Window Class Author means that you are writing the WNDPROC
function. For example, you may be implementing a custom picture box control, which allows the user to pan and zoom. You may need additional data to store pan/zoom data (e.g. as a 2D transformation matrix), so that you can implement your WM_PAINT
code correctly.
Recommendation: Avoid GWLP_USERDATA because the user code may rely on it; use cbWndExtra if possible.
These methods work if you are the Window User:
GWLP_USERDATA, SetProp, Global lookup table.
Window User means you are creating one or more of the windows and use them in your own application. For example, you may be creating a variable number of buttons dynamically, and each of them is associated with a different piece of data that is relevant when it is being clicked.
Recommendation: Use GWLP_USERDATA if it's a standard Windows control, or you are sure that the control doesn't use it internally.
Extra mention when using dialogs
Dialogs, by default, use a window class that has cbWndExtra
set to DLGWINDOWEXTRA
. It is possible to define your own window class for a dialog, where you allocate, say, DLGWINDOWEXTRA + sizeof(void*)
, and then access GetWindowLongPtrW(hDlg, DLGWINDOWEXTRA)

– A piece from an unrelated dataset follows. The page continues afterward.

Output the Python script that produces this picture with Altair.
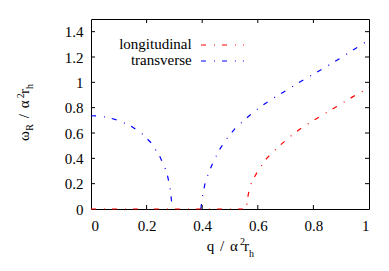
import altair as alt
import pandas as pd

FONT = "Liberation Serif"

# transverse branch 1
q_t1 = [0.0, 0.02, 0.04, 0.062, 0.098, 0.141, 0.182, 0.218, 0.248, 0.272, 0.284, 0.29, 0.291]
w_t1 = [0.736, 0.735, 0.73, 0.722, 0.70, 0.659, 0.598, 0.519, 0.413, 0.294, 0.175, 0.056, 0.0]
# transverse branch 2
q_t2 = [0.395, 0.398, 0.402, 0.41, 0.422, 0.44, 0.464, 0.488, 0.518, 0.566, 0.608, 0.656,
        0.716, 0.776, 0.836, 0.896, 0.95, 1.0]
w_t2 = [0.0, 0.05, 0.11, 0.20, 0.28, 0.373, 0.475, 0.555, 0.635, 0.73, 0.805, 0.875,
        0.955, 1.035, 1.11, 1.19, 1.265, 1.335]
# longitudinal
q_l = [0.0, 0.56, 0.561, 0.566, 0.578, 0.602, 0.632, 0.674, 0.716, 0.764, 0.824, 0.884, 0.944, 1.0]
w_l = [0.0, 0.0, 0.04, 0.12, 0.214, 0.307, 0.40, 0.492, 0.571, 0.651, 0.73, 0.81, 0.889, 0.958]

x_tick_vals = [0, 0.2, 0.4, 0.6, 0.8, 1]
y_tick_vals = [0, 0.2, 0.4, 0.6, 0.8, 1, 1.2, 1.4]
x_inner_ticks = [0.2, 0.4, 0.6, 0.8]
y_inner_ticks = [0.2, 0.4, 0.6, 0.8, 1, 1.2, 1.4]

W, H = 278, 190
DASH = [5, 8, 1, 7]

df_t = pd.DataFrame({
    "q": q_t1 + q_t2,
    "w": w_t1 + w_t2,
    "branch": ["a"] * len(q_t1) + ["b"] * len(q_t2),
})
df_l = pd.DataFrame({"q": q_l, "w": w_l})

xs = alt.Scale(domain=[0, 1], nice=False, zero=False)
ys = alt.Scale(domain=[0, 1.5], nice=False, zero=False)

x_axis = alt.Axis(values=x_tick_vals, format="~g", labelPadding=9, labelOverlap=False)
y_axis = alt.Axis(values=y_tick_vals, format="~g", labelPadding=8, labelOverlap=False)

blue = alt.Chart(df_t).mark_line(color="#0000ff", strokeDash=DASH, strokeWidth=1.2).encode(
    x=alt.X("q:Q", scale=xs, axis=x_axis, title=None),
    y=alt.Y("w:Q", scale=ys, axis=y_axis, title=None),
    detail="branch:N",
)
red = alt.Chart(df_l).mark_line(color="#ff0000", strokeDash=DASH, strokeWidth=1.2).encode(
    x=alt.X("q:Q", scale=xs, axis=x_axis, title=None),
    y=alt.Y("w:Q", scale=ys, axis=y_axis, title=None),
)

xt = pd.DataFrame({"v": x_inner_ticks})
yt = pd.DataFrame({"v": y_inner_ticks})
TL = 4
tick_layers = [
    alt.Chart(xt).mark_rule(color="black", strokeWidth=1).encode(
        x=alt.X("v:Q", scale=xs, axis=x_axis, title=None), y=alt.value(H), y2=alt.value(H - TL)),
    alt.Chart(xt).mark_rule(color="black", strokeWidth=1).encode(
        x=alt.X("v:Q", scale=xs, axis=x_axis, title=None), y=alt.value(0), y2=alt.value(TL)),
    alt.Chart(yt).mark_rule(color="black", strokeWidth=1).encode(
        y=alt.Y("v:Q", scale=ys, axis=y_axis, title=None), x=alt.value(0), x2=alt.value(TL)),
    alt.Chart(yt).mark_rule(color="black", strokeWidth=1).encode(
        y=alt.Y("v:Q", scale=ys, axis=y_axis, title=None), x=alt.value(W), x2=alt.value(W - TL)),
]

dummy = pd.DataFrame({"a": [0]})


def txt(s, x, y, size=15, angle=0, align="left"):
    return alt.Chart(dummy).mark_text(
        text=s, font=FONT, fontSize=size, angle=angle, align=align,
        baseline="alphabetic", color="black",
    ).encode(x=alt.value(x), y=alt.value(y))


# legend
legend_layers = [
    txt("longitudinal", 100.7, 30, align="right"),
    txt("transverse", 100.7, 46, align="right"),
    alt.Chart(dummy).mark_rule(color="#ff0000", strokeDash=DASH, strokeWidth=1.2).encode(
        x=alt.value(110), x2=alt.value(153), y=alt.value(26)),
    alt.Chart(dummy).mark_rule(color="#0000ff", strokeDash=DASH, strokeWidth=1.2).encode(
        x=alt.value(110), x2=alt.value(153), y=alt.value(42)),
]

# x title: q / α^2 r_h
xtitle = [
    txt("q", 115.7, 232),
    txt("/", 129, 232),
    txt("α", 139, 232),
    txt("2", 149, 226, size=10),
    txt("r", 153, 232),
    txt("h", 158, 237.5, size=10),
]

# y title: ω_R / α^2 r_h (rotated)
XM, XS, XP = -62.5, -58, -67.5
ytitle = [
    txt("ω", XM, 122, angle=270),
    txt("R", XS, 111.7, size=10, angle=270),
    txt("/", XM, 99.2, angle=270),
    txt("α", XM, 89.2, angle=270),
    txt("2", XP, 79.2, size=10, angle=270),
    txt("r", XM, 74.9, angle=270),
    txt("h", XS, 69.9, size=10, angle=270),
]

chart = alt.layer(blue, red, *tick_layers, *legend_layers, *xtitle, *ytitle).properties(
    width=W, height=H,
    autosize=alt.AutoSizeParams(type="none"),
    padding={"left": 83, "top": 11, "right": 12, "bottom": 54},
).configure_view(
    stroke="black", strokeWidth=1,
).configure_axis(
    labelFont=FONT, labelFontSize=15, labelColor="black", labelOverlap=False,
    ticks=False, domain=False, grid=False,
)

chart.save("out.html", embed_options={"renderer": "svg", "actions": False})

. But while doing so you will find yourself having to answer questions you won't like. For example, which WNDPROC
do you use (you can use DefDlgProc
), or which class styles do you use (the default dialogs happen to use CS_SAVEBITS | CS_DBLCLKS
, but good luck finding an authoritative reference).
Within the DLGWINDOEXTRA
bytes, dialogs happen to reserve a pointer-sized field, which can be accessed using GetWindowLongPtr
with index DWLP_USER
. This is kind of an additional GWLP_USERDATA
, and, in theory, has the same problems. In practice I have only ever seen this used inside the DLGPROC
which ends up being passed to DialogBox[Param]
. After all, the window user still has GWLP_USERDATA
. So it is probably safe to use for the window class implementation in practically every situation.
You should use GetWindowLongPtr()
/SetWindowLongPtr()
(or the deprecated GetWindowLong()
/SetWindowLong()
). They are fast and do exactly what you want to do. The only tricky part is figuring out when to call SetWindowLongPtr()
- You need to do this when the first window message is sent, which is WM_NCCREATE
.
See this article for sample code and a more in-depth discussion.
Thread-local storage is a bad idea, since you may have multiple windows running in one thread.
A hash map would also work, but computing the hash function for every window message (and there are a LOT) can get expensive.
I'm not sure how you mean to use thunks; how are you passing around the thunks?
I've used SetProp/GetProp to store a pointer to data with the window itself. I'm not sure how it stacks up to the other items you mentioned.